Anime Convention Trifecta now in play, and completed with the last of the three kinds of anime conventions, the “hotel con.” I often vacillate between not liking these things because they are exercises only in frivolity and do not advance the fandom as a whole or the industry much, and thinking they are a very important component of the continuing development of a market and lifestyle that is ever evolving. I often think that if cataclysmic change rocks the convention world, that these humble little conventions will be the true survivors and keep alive the kinds of things that seem almost second nature to a conventioneer.


There is now a divergence, based around different groups who in reality would rather not share convention space with other groups. The upcoming convention in Providence RI that restricts entry to those only over 21 is one of the new breed of boutique conventions that serves a specific group within a fandom that is so large, normal demographic rules now apply, and the forced unity that was made prevalent simply because of a feeling of being surrounded on all sides by a community that failed to understand the otaku appeal, is no longer omnipresent and so the disunity that comes with all things at this level is forcing this new evolutionary step.



In most of the outcomes the possible rippling effect that the downturn of the U.S. Market might have on anime, the convention is probably going to be one of the last segments to feel the negative effects, which would mean a decrease in available material, but would that translate into a marked decrease in actual attendance?

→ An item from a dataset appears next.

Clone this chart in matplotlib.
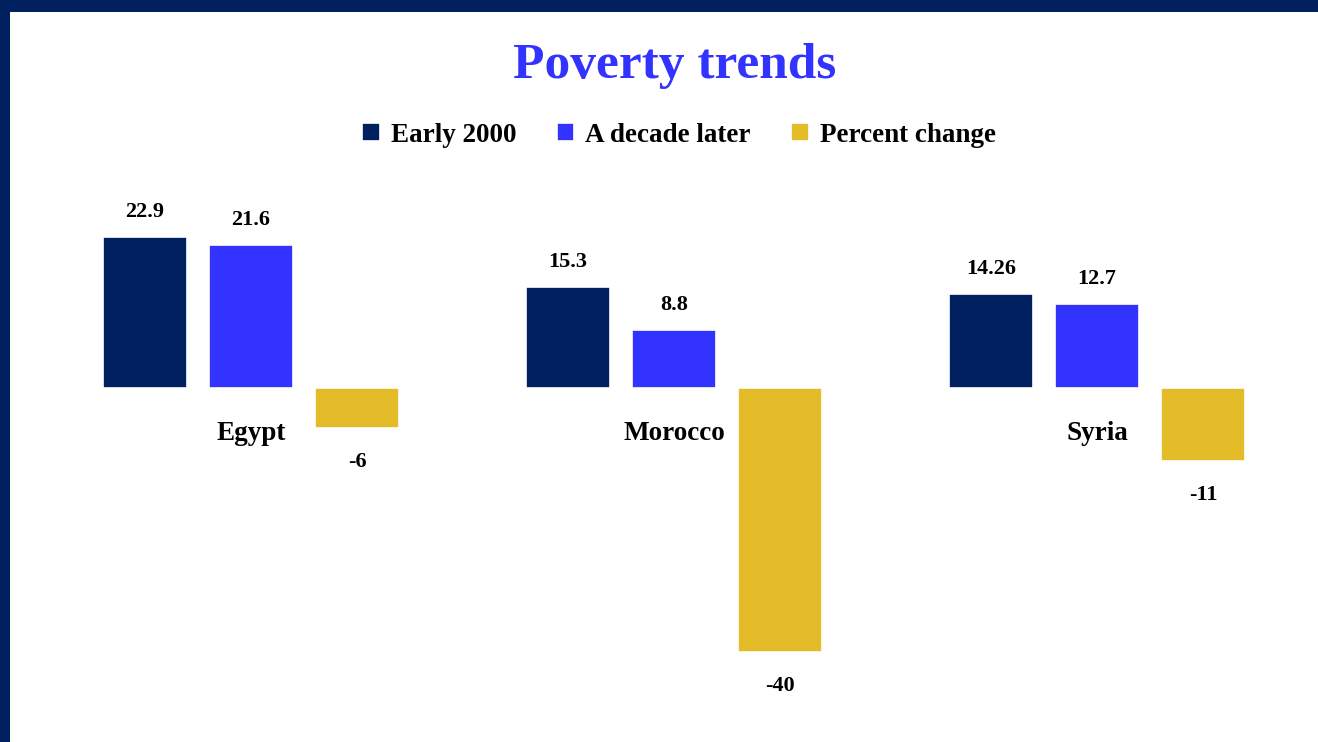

That alone is probably not going to be able to cause such an effect, but if coupled with a potential downturn in the popularity in general of anime in a post-Naruto world (it can’t go on forever) and the possibility for a non-profit large con to experience a single year of epic fail from poor planning, make a Bermuda Triangle that conventions as we know them today will have to navigate through in order to continue doing what they do.

I am still waiting for the American convention that restricts cosplay to one specific area... (they already do that back in the source country... you know the one I mean).